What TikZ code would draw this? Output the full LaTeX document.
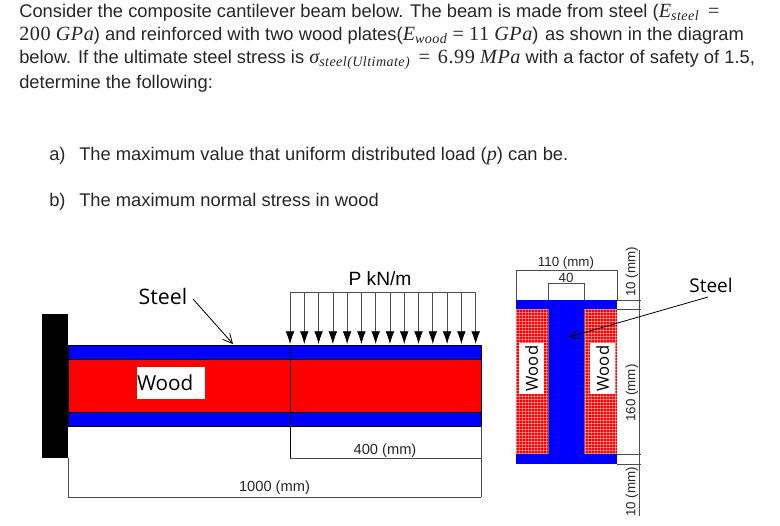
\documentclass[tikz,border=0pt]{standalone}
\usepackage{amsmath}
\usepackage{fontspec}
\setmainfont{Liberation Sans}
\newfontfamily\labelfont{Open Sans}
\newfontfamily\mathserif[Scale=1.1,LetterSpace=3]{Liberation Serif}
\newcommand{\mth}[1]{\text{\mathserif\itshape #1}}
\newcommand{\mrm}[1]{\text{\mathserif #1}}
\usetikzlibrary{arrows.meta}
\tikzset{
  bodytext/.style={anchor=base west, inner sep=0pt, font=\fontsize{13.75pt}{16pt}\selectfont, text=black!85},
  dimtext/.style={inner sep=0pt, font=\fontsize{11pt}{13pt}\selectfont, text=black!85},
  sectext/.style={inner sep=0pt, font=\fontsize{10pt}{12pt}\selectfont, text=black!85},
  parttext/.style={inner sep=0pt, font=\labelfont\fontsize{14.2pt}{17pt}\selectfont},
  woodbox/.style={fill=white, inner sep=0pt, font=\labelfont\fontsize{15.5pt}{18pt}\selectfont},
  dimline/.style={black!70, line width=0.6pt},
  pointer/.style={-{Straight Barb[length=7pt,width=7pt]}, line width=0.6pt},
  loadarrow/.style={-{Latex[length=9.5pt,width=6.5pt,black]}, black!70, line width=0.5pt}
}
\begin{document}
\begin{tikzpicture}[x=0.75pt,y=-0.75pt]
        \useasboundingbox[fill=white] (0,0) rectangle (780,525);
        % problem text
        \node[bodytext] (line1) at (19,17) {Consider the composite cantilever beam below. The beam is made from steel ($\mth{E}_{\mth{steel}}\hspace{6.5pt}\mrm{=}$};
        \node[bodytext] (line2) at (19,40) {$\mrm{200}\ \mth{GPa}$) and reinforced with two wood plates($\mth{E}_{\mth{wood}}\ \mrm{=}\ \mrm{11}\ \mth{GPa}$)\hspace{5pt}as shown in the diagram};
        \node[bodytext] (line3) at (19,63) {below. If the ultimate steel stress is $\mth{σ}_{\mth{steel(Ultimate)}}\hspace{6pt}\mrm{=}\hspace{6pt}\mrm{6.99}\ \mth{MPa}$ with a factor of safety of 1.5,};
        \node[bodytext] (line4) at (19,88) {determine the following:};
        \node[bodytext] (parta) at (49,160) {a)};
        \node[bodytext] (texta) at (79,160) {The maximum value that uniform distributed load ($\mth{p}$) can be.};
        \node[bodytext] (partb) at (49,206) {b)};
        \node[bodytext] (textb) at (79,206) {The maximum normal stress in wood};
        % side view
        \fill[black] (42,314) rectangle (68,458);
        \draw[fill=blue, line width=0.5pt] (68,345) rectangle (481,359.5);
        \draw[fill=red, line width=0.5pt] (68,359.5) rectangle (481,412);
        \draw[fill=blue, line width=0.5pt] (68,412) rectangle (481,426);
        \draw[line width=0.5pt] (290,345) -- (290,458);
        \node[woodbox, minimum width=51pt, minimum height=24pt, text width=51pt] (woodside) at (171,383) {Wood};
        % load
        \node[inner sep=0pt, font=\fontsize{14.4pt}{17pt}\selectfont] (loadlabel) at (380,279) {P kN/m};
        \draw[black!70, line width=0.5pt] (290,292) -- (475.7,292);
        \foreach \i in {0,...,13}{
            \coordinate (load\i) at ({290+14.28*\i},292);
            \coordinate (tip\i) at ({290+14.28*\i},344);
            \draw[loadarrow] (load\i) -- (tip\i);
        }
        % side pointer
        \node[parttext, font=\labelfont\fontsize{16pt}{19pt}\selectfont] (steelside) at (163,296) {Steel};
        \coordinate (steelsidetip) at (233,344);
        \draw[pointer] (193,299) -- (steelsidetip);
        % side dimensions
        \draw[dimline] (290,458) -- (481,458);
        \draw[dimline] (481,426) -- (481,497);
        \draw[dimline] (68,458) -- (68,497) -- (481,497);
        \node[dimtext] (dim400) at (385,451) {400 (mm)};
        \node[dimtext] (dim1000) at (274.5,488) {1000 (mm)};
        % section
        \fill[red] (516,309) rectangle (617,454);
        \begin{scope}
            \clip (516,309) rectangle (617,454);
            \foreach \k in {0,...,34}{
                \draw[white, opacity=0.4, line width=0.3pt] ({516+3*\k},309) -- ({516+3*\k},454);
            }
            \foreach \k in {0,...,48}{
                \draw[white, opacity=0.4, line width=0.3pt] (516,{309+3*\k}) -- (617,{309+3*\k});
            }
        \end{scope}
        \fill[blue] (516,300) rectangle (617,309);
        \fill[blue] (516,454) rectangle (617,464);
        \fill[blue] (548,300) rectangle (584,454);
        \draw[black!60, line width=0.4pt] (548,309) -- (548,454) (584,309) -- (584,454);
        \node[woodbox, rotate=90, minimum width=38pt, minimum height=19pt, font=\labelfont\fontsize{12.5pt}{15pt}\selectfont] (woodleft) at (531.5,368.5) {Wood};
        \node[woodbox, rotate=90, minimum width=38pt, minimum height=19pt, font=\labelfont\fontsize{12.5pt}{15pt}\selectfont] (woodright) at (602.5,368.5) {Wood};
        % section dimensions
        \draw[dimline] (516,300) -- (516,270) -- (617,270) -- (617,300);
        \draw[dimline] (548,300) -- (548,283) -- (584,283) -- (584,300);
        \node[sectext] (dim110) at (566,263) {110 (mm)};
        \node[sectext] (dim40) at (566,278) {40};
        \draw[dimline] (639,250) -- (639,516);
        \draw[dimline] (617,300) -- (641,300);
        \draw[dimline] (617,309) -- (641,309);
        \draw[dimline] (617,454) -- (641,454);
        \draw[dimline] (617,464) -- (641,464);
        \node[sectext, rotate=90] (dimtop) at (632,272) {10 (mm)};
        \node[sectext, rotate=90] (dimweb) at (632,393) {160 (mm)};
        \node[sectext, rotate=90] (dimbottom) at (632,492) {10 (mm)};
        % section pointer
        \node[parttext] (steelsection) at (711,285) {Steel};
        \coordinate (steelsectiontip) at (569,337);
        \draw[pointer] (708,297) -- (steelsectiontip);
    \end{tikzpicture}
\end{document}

* * * * *

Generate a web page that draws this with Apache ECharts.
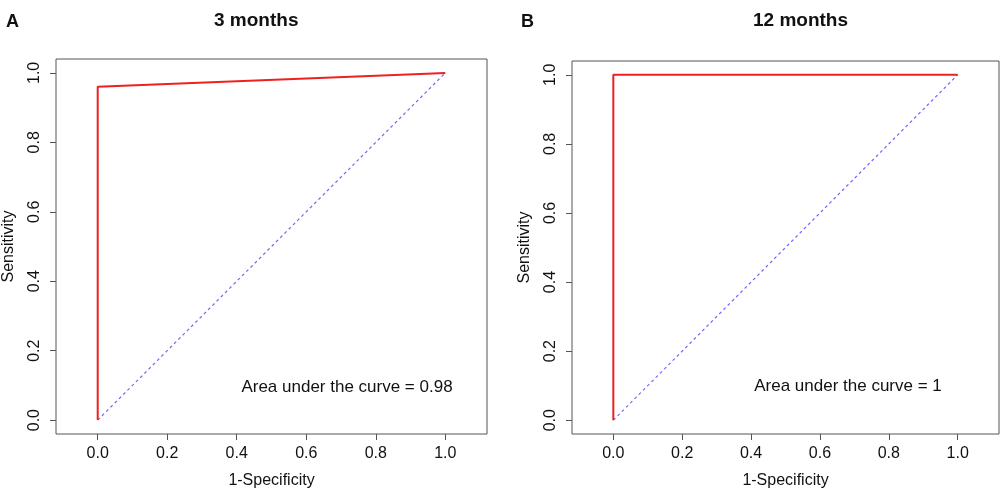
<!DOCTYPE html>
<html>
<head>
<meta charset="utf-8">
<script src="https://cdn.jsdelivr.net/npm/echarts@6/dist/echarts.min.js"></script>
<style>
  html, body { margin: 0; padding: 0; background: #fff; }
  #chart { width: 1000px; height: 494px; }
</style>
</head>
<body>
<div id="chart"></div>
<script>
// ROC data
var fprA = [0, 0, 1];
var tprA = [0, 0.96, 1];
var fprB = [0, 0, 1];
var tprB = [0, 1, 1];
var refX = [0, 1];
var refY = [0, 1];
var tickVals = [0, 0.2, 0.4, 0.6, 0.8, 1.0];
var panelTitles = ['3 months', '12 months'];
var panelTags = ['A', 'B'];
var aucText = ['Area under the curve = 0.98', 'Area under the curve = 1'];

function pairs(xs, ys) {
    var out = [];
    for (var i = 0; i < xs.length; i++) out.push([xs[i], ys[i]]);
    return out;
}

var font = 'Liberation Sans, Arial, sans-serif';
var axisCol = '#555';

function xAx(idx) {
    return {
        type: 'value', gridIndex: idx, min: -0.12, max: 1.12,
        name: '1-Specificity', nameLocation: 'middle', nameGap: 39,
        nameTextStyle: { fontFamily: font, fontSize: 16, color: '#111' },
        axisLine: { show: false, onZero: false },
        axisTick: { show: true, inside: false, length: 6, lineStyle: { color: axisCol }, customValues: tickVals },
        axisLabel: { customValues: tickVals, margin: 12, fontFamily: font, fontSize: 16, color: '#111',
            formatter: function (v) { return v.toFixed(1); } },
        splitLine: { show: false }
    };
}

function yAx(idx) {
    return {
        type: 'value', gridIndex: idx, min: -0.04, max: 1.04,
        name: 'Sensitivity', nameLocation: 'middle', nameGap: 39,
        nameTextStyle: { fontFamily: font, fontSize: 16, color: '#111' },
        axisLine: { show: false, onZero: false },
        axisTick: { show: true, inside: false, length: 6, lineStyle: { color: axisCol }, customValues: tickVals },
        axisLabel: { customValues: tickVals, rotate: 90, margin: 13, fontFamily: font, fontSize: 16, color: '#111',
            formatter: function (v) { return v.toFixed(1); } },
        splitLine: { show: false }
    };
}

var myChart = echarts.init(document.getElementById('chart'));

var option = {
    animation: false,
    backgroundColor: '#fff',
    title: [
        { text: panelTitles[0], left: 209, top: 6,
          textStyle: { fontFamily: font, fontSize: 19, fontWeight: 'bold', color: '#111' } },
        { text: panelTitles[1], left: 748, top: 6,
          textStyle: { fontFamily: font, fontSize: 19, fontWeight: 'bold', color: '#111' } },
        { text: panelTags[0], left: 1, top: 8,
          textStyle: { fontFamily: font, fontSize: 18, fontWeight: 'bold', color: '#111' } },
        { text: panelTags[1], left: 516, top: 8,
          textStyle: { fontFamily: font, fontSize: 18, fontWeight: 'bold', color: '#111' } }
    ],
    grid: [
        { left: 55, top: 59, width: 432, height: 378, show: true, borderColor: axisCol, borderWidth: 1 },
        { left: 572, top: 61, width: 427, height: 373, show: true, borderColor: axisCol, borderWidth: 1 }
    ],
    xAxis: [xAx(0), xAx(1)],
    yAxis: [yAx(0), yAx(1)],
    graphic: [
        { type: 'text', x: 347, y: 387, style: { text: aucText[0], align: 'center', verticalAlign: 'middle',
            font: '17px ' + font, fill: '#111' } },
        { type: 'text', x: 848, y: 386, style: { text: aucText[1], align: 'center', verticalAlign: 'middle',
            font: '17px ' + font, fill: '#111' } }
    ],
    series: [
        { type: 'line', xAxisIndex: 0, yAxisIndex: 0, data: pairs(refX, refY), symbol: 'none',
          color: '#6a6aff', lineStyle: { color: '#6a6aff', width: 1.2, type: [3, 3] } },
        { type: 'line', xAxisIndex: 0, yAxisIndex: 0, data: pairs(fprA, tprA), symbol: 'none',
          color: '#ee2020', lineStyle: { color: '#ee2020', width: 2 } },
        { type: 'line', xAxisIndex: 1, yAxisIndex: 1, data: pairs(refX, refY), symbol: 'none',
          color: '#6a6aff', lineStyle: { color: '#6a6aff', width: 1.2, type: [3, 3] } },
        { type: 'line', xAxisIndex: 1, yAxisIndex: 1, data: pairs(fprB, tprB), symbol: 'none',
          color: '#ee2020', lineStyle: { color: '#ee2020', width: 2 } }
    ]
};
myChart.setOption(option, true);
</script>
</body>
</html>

* * * * *

# Brief
Locate all lines in the listing above with the word "that" and copy them.

# Worked solution
        \node[bodytext] (texta) at (79,160) {The maximum value that uniform distributed load ($\mth{p}$) can be.};
Generate a web page that draws this with Apache ECharts.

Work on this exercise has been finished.